Sunday Spectacle CLXVII
Rolling 10-Year Stock Market Return
Starting P/E Ratio
(source: "Gazing at the future: why stocks are underperforming," Crestmont Research. Downloaded March 25, 2012)
I think I posted similar, if not the same, charts, a few years ago and I thought it was a good time to revisit.
The above chart plots the rolling 10-year S&P 500 return (annualized), along with the starting P/E ratio at the beginning of the 10-year period. The starting P/E ratio—you can think of the P/E ratio as a proxy for valuation—plays a huge role in determining future returns. After all, if you buy something at a high price, your returns are likely to be lower than if you buy the same thing at a lower price. Typically, a high P/E ratio will compress and you'll post weaker returns.
The long-term stock market return is 10% per year and the average P/E ratio is around 15 (Crestmont has it pegged at 15.5). In the chart above, you'll notice that the 10 year return tends to be low when the P/E ratio is well above the long-term average, and vice versa.

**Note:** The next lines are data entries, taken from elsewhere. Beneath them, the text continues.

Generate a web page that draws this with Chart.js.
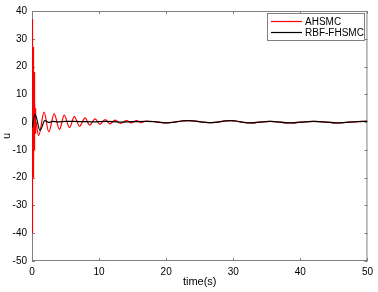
<!DOCTYPE html>
<html>
<head>
<meta charset="utf-8">
<script src="https://cdn.jsdelivr.net/npm/chart.js@4"></script>
<style>
  html, body { margin: 0; padding: 0; background: #fff; }
  #wrap { width: 378px; height: 292px; }
</style>
</head>
<body>
<div id="wrap"><canvas id="c" width="378" height="292"></canvas></div>
<script>
// AHSMC control input, chattering part right after t = 0
const tRedSpike = [0, 0.02, 0.05, 0.08, 0.11, 0.14, 0.17, 0.20, 0.23, 0.26, 0.30, 0.33, 0.36, 0.40, 0.44, 0.48, 0.52, 0.56, 0.60];
const uRedSpike = [0, -40, 37, -34, 30, -23, 27, -20, 25, -15, 18, -10, 15, -6, 8, -4, 5, -3, 0];

// AHSMC control input, oscillating tail
const tRed = [0.60, 1.0, 1.8, 2.5, 3.3, 4.1, 4.8, 5.6, 6.3, 7.1, 7.9, 8.6, 9.4, 10.1, 10.9, 11.6, 12.4, 13.2, 14.1, 14.8, 15.6, 16.3, 17.0,
  18.2, 19.8, 23.2, 26.6, 29.6, 32.5, 35.5, 38.4, 42.0, 45.7, 48.5, 50];
const uRed = [0, -4.8, 3.6, -3.5, 3.0, -2.6, 2.5, -2.0, 2.0, -1.5, 1.5, -1.1, 1.2, -0.8, 0.9, -0.6, 0.7, -0.5, 0.5, -0.3, 0.5, -0.2, 0.4,
  0.2, -0.3, 0.5, -0.2, 0.5, -0.3, 0.3, -0.3, 0.3, -0.3, 0.2, 0.3];

// RBF-FHSMC control input
const tBlack = [0, 0.45, 1.2, 1.9, 2.5, 3.1, 3.9, 5.0, 7.0, 9.0, 11.0, 13.0, 15.0, 17.0,
  18.2, 19.8, 23.2, 26.6, 29.6, 32.5, 35.5, 38.4, 42.0, 45.7, 48.5, 50];
const uBlack = [-2, 2.9, -3.0, 0.5, -0.1, 0.3, 0.1, 0.3, 0.2, 0.1, 0.3, 0.0, 0.2, 0.3,
  0.2, -0.3, 0.5, -0.2, 0.5, -0.3, 0.3, -0.3, 0.3, -0.3, 0.2, 0.3];

const xTicks = [0, 10, 20, 30, 40, 50];
const yTicks = [-50, -40, -30, -20, -10, 0, 10, 20, 30, 40];
const legendNames = ["AHSMC", "RBF-FHSMC"];
const legendColors = ["#ff0000", "#000000"];

const FONT = "'Liberation Sans', Arial, sans-serif";

const toPoints = (ts, us) => ts.map((t, i) => ({ x: t, y: us[i] }));

// MATLAB-like box with inward ticks (under the lines) and legend (over them)
const boxPlugin = {
  id: "box",
  beforeDatasetsDraw(chart) {
    const { ctx, chartArea: a, scales } = chart;
    ctx.save();
    ctx.strokeStyle = "#808080";
    ctx.lineWidth = 1;
    ctx.strokeRect(a.left + 0.5, a.top + 0.5, a.right - a.left - 1, a.bottom - a.top - 1);
    ctx.beginPath();
    xTicks.forEach(v => {
      const px = Math.round(scales.x.getPixelForValue(v)) + 0.5;
      ctx.moveTo(px, a.bottom); ctx.lineTo(px, a.bottom - 3);
      ctx.moveTo(px, a.top); ctx.lineTo(px, a.top + 3);
    });
    yTicks.forEach(v => {
      const py = Math.round(scales.y.getPixelForValue(v)) + 0.5;
      ctx.moveTo(a.left, py); ctx.lineTo(a.left + 3, py);
      ctx.moveTo(a.right, py); ctx.lineTo(a.right - 3, py);
    });
    ctx.stroke();
    ctx.restore();
  },
  afterDatasetsDraw(chart) {
    const { ctx } = chart;
    const lx = 267, ly = 13, lw = 97, lh = 27;
    ctx.save();
    ctx.fillStyle = "#fff";
    ctx.fillRect(lx, ly, lw, lh);
    ctx.strokeStyle = "#808080";
    ctx.lineWidth = 1;
    ctx.strokeRect(lx + 0.5, ly + 0.5, lw, lh);
    ctx.font = "10px " + FONT;
    ctx.textBaseline = "middle";
    legendNames.forEach((name, i) => {
      const y = ly + 8.5 + i * 11;
      ctx.strokeStyle = legendColors[i];
      ctx.lineWidth = 1.2;
      ctx.beginPath();
      ctx.moveTo(lx + 4, y); ctx.lineTo(lx + 35, y);
      ctx.stroke();
      ctx.fillStyle = "#000";
      ctx.fillText(name, lx + 38, y + 0.5);
    });
    ctx.restore();
  }
};

new Chart(document.getElementById("c"), {
  type: "line",
  data: {
    datasets: [
      {
        label: legendNames[0],
        data: toPoints(tRedSpike, uRedSpike),
        borderColor: legendColors[0],
        borderWidth: 1.2,
        pointRadius: 0,
        tension: 0,
        order: 3
      },
      {
        label: legendNames[0],
        data: toPoints(tRed, uRed),
        borderColor: legendColors[0],
        borderWidth: 1.2,
        pointRadius: 0,
        cubicInterpolationMode: "monotone",
        order: 2
      },
      {
        label: legendNames[1],
        data: toPoints(tBlack, uBlack),
        borderColor: legendColors[1],
        borderWidth: 1.2,
        pointRadius: 0,
        cubicInterpolationMode: "monotone",
        order: 1
      }
    ]
  },
  options: {
    responsive: false,
    animation: false,
    layout: { padding: { top: 5, right: 8, left: 0, bottom: 0 } },
    plugins: { legend: { display: false }, tooltip: { enabled: false } },
    scales: {
      x: {
        type: "linear",
        min: 0, max: 50,
        grid: { display: false, drawTicks: false },
        border: { display: false },
        afterBuildTicks: s => { s.ticks = xTicks.map(v => ({ value: v })); },
        afterFit: s => { s.height = 31; },
        ticks: { color: "#000", font: { family: FONT, size: 10 }, padding: 5, maxRotation: 0 },
        title: { display: true, text: "time(s)", color: "#000", font: { family: FONT, size: 11 }, padding: { top: 0, bottom: 3 } }
      },
      y: {
        min: -50, max: 40,
        grid: { display: false, drawTicks: false },
        border: { display: false },
        afterBuildTicks: s => { s.ticks = yTicks.map(v => ({ value: v })); },
        afterFit: s => { s.width = 32; },
        ticks: { color: "#000", font: { family: FONT, size: 10 }, padding: 5 },
        title: { display: true, text: "u", color: "#000", font: { family: FONT, size: 11 }, padding: 0 }
      }
    }
  },
  plugins: [boxPlugin]
});
</script>
</body>
</html>
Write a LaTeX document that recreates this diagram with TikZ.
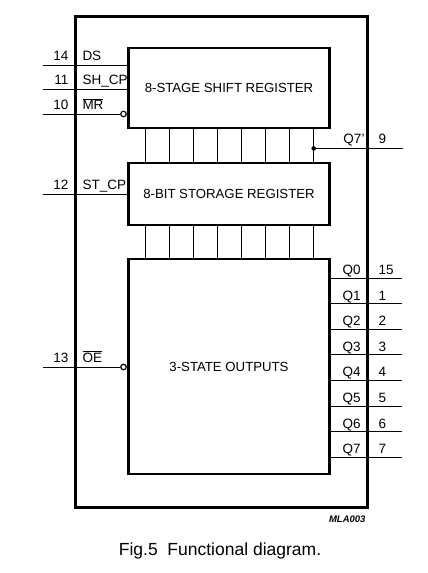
\documentclass[tikz,border=0pt]{standalone}
\usepackage{fontspec}
\setmainfont{Liberation Sans}
\usetikzlibrary{positioning}
\newcommand{\ovl}[1]{$\overline{\hbox{#1}}$}

\begin{document}
\begin{tikzpicture}[x=1pt,y=-1pt,line width=1pt]
                \tikzstyle{every node}+=[inner sep=0pt]
                \tikzstyle{blk}=[draw, line width=2.8pt, minimum width=201pt, font=\fontsize{13.2}{15}\selectfont]
                \tikzstyle{lbl}=[font=\fontsize{13.5}{15}\selectfont]
                \tikzstyle{bub}=[circle, draw, line width=1.2pt, minimum size=5.5pt]
                \useasboundingbox (0,0) rectangle (428,573);
                % outer package outline
                \draw [black, line width=3pt] (75,16) rectangle (367.5,507);
                % the three blocks
                \node [blk, minimum height=80pt] (shift) at (229,88) {8-STAGE SHIFT REGISTER};
                \node [blk, minimum height=62pt] (store) at (229,194) {8-BIT STORAGE REGISTER};
                \node [blk, minimum height=215pt] (outp) at (229,366.5) {3-STATE OUTPUTS};
                % 8 parallel lines between the blocks
                \foreach \i in {0,...,7} {
                    \coordinate (b\i) at (145+24.1*\i,0);
                    \draw [black] (shift.south -| b\i) -- (store.north -| b\i);
                    \draw [black] (store.south -| b\i) -- (outp.north -| b\i);
                }
                % inputs
                \coordinate (ds) at (43,65);
                \coordinate (shcp) at (43,89);
                \coordinate (mr) at (43,114);
                \coordinate (stcp) at (43,194);
                \coordinate (oe) at (43,367);
                \node [bub] (mrb) at (123.5,114) {};
                \node [bub] (oeb) at (123.5,367) {};
                \draw [black] (ds) -- (ds -| shift.west);
                \draw [black] (shcp) -- (shcp -| shift.west);
                \draw [black] (mr) -- (mrb);
                \draw [black] (stcp) -- (stcp -| store.west);
                \draw [black] (oe) -- (oeb);
                \node [lbl, anchor=base east] (n14) at (69,60.5) {14};
                \node [lbl, anchor=base west] (lds) at (82,60.5) {DS};
                \node [lbl, anchor=base east] (n11) at (69,84.5) {11};
                \node [lbl, anchor=base west] (lshcp) at (82,84.5) {SH\_CP};
                \node [lbl, anchor=base east] (n10) at (69,109.5) {10};
                \node [lbl, anchor=base west] (lmr) at (82,109.5) {\ovl{MR}};
                \node [lbl, anchor=base east] (n12) at (69,189.5) {12};
                \node [lbl, anchor=base west] (lstcp) at (82,189.5) {ST\_CP};
                \node [lbl, anchor=base east] (n13) at (69,362.5) {13};
                \node [lbl, anchor=base west] (loe) at (82,362.5) {\ovl{OE}};
                % serial output Q7'
                \fill [black] (shift.south -| b7) ++(0,19) circle (2.3pt) coordinate (q7s);
                \coordinate (q7e) at (403,147);
                \draw [black] (q7s) -- (q7e |- q7s);
                \node [lbl, anchor=base east] (lq7s) at (365,143) {Q7'};
                \node [lbl, anchor=base west] (n9) at (378,143) {9};
                % parallel outputs
                \foreach \q/\p [count=\k from 0] in {Q0/15,Q1/1,Q2/2,Q3/3,Q4/4,Q5/5,Q6/6,Q7/7} {
                    \coordinate (o\k) at (402,278+25.6*\k);
                    \draw [black] (o\k -| outp.east) -- (o\k);
                    \node [lbl, anchor=base west] (l\q) at (342,274.5+25.6*\k) {\q};
                    \node [lbl, anchor=base west] (n\q) at (378,274.5+25.6*\k) {\p};
                }
                \node [font=\fontsize{9.5}{11}\selectfont\bfseries\itshape, anchor=base east] (code) at (366,522) {MLA003};
                \node [font=\fontsize{17.5}{20}\selectfont, anchor=base] (cap) at (220,555) {Fig.5\ \ Functional diagram.};
            \end{tikzpicture}
\end{document}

The chart below clearly illustrates how bull markets tend to involve expanding P/E ratios (rising from a low value to high) and bear markets involve P/E compression (from a high value to a smaller one).
Secular Stock Market Cycles & the P/E Ratio
(source: "Secular Stock Markets Explained," Crestmont Research. Downloaded March 25, 2012)
Everyone has their own definition of secular bull and bear markets but Crestmont Research uses the P/E ratio to mark them.
The last decade has been a rough one for US stock market investors largely due to P/E compression. The P/E ratio of the S&P 500 has been falling from a peak set back in 2000, and this has had a strong negative impact on total return.